__Records with drawing code__:
····················

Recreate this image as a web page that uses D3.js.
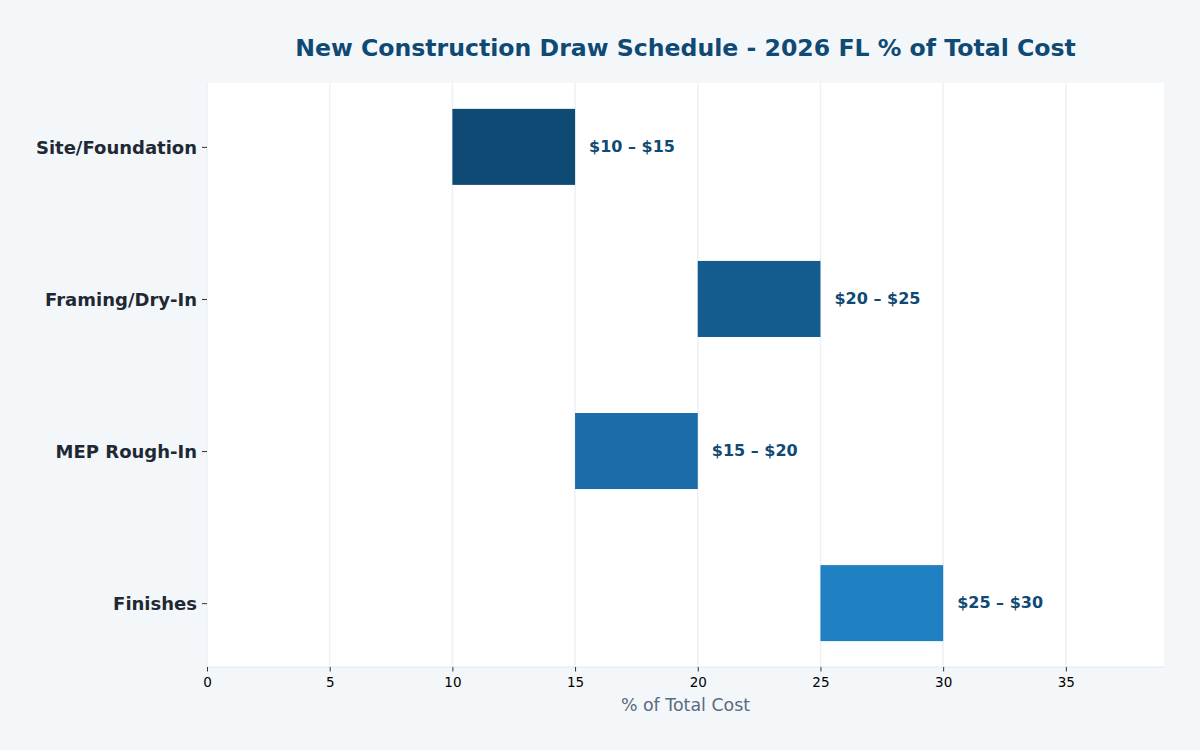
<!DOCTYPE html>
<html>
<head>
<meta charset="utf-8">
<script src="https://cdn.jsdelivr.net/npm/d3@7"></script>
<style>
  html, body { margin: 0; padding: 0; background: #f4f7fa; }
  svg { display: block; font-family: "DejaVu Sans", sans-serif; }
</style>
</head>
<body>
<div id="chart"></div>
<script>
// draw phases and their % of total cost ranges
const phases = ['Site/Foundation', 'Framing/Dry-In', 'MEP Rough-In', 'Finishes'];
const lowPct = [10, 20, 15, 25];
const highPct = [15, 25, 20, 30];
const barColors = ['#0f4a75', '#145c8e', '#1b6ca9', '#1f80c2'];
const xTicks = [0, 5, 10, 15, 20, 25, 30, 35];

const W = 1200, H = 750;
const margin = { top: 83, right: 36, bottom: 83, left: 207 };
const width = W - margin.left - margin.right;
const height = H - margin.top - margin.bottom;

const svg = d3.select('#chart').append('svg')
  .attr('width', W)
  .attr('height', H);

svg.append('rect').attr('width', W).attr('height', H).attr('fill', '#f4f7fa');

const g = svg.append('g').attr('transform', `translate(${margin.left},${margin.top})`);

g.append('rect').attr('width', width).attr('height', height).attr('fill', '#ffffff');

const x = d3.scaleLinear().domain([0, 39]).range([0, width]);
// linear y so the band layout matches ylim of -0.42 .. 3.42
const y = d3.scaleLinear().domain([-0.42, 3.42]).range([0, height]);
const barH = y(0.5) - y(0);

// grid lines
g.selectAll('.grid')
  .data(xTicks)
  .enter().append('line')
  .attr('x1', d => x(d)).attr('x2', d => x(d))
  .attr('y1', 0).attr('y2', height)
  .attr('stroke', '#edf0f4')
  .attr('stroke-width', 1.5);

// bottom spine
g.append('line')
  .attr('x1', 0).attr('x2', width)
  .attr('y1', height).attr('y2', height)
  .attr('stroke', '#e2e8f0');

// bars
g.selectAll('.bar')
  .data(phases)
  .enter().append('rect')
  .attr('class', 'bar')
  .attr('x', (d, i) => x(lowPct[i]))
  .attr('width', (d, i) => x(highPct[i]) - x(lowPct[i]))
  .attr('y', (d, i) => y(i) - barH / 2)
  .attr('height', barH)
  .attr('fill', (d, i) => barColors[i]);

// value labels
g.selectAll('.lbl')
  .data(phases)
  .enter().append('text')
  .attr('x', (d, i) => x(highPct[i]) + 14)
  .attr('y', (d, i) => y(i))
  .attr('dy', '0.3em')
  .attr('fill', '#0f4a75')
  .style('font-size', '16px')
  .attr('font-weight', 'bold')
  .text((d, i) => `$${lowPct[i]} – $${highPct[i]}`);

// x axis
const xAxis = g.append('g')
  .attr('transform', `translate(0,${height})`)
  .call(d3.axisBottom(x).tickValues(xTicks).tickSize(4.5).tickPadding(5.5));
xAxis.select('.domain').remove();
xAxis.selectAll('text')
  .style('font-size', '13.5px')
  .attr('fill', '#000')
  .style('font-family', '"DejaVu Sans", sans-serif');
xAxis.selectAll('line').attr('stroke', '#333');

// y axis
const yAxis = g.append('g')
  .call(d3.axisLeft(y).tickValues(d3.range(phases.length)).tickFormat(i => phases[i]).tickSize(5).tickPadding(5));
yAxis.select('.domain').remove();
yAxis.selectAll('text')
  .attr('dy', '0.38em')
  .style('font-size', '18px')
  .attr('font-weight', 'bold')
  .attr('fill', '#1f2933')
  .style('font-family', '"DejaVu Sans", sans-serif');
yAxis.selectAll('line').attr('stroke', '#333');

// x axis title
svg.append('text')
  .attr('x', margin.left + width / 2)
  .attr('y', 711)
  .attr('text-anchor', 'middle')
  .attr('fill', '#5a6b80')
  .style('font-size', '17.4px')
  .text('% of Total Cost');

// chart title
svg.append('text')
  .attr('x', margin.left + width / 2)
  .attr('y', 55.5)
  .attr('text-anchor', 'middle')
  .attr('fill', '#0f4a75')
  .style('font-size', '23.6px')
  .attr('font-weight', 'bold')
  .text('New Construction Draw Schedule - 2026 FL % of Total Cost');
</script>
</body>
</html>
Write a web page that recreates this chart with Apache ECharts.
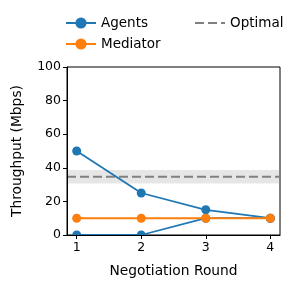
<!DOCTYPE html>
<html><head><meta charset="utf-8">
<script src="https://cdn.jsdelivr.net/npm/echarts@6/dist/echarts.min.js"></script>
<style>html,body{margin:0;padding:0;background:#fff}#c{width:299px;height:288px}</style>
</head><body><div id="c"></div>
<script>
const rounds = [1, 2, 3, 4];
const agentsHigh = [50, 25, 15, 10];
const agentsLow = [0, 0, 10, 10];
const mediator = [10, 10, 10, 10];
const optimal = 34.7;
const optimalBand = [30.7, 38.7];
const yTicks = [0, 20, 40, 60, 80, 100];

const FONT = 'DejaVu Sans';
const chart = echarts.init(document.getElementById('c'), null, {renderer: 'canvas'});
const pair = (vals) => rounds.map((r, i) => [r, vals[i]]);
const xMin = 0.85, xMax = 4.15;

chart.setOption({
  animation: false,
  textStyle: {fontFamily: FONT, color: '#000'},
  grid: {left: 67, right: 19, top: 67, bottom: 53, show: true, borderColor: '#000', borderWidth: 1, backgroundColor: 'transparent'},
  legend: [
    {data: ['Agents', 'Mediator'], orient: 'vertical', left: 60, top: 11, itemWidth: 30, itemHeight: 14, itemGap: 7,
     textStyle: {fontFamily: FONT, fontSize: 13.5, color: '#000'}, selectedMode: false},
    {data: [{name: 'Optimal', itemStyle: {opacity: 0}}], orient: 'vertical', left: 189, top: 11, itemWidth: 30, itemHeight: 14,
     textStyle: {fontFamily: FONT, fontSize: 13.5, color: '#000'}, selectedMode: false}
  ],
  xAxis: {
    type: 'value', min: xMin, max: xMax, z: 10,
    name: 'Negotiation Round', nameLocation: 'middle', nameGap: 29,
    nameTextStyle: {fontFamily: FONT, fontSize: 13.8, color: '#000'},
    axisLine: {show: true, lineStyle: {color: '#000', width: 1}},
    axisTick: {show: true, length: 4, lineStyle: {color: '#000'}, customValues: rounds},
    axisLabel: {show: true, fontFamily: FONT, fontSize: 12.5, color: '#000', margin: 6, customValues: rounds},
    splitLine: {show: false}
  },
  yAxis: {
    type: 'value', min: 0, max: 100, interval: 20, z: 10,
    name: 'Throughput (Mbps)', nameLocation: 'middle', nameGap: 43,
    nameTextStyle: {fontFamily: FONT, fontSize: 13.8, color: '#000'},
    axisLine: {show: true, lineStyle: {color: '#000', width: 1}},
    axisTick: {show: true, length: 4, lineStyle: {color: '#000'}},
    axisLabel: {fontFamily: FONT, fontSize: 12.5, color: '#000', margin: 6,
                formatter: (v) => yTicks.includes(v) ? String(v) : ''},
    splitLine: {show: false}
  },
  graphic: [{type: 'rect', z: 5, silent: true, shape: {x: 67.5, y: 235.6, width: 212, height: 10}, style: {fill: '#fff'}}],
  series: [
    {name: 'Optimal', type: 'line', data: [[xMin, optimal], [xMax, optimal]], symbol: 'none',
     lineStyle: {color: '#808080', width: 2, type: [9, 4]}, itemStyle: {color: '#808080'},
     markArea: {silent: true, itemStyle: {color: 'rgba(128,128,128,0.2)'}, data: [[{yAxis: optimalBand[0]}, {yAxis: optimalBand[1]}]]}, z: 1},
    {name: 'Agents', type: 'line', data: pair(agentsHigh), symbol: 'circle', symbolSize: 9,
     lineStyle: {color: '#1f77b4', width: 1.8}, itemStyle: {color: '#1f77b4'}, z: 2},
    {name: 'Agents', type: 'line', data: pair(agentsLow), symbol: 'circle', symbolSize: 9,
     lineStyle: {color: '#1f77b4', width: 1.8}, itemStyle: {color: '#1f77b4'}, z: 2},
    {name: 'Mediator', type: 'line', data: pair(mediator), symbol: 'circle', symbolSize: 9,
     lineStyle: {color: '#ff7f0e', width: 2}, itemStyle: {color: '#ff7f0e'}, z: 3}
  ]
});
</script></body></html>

····················

__AIM OF THE EXERCISE__:
Output word for word the lines running from the one containing "Write a web" to the one containing "const yTicks = [0, 20, 40, 60, 80, 100];", both included, leaving out the pictures.

__RESULT FOR THIS TASK__:
Write a web page that recreates this chart with Apache ECharts.
<!DOCTYPE html>
<html><head><meta charset="utf-8">
<script src="https://cdn.jsdelivr.net/npm/echarts@6/dist/echarts.min.js"></script>
<style>html,body{margin:0;padding:0;background:#fff}#c{width:299px;height:288px}</style>
</head><body><div id="c"></div>
<script>
const rounds = [1, 2, 3, 4];
const agentsHigh = [50, 25, 15, 10];
const agentsLow = [0, 0, 10, 10];
const mediator = [10, 10, 10, 10];
const optimal = 34.7;
const optimalBand = [30.7, 38.7];
const yTicks = [0, 20, 40, 60, 80, 100];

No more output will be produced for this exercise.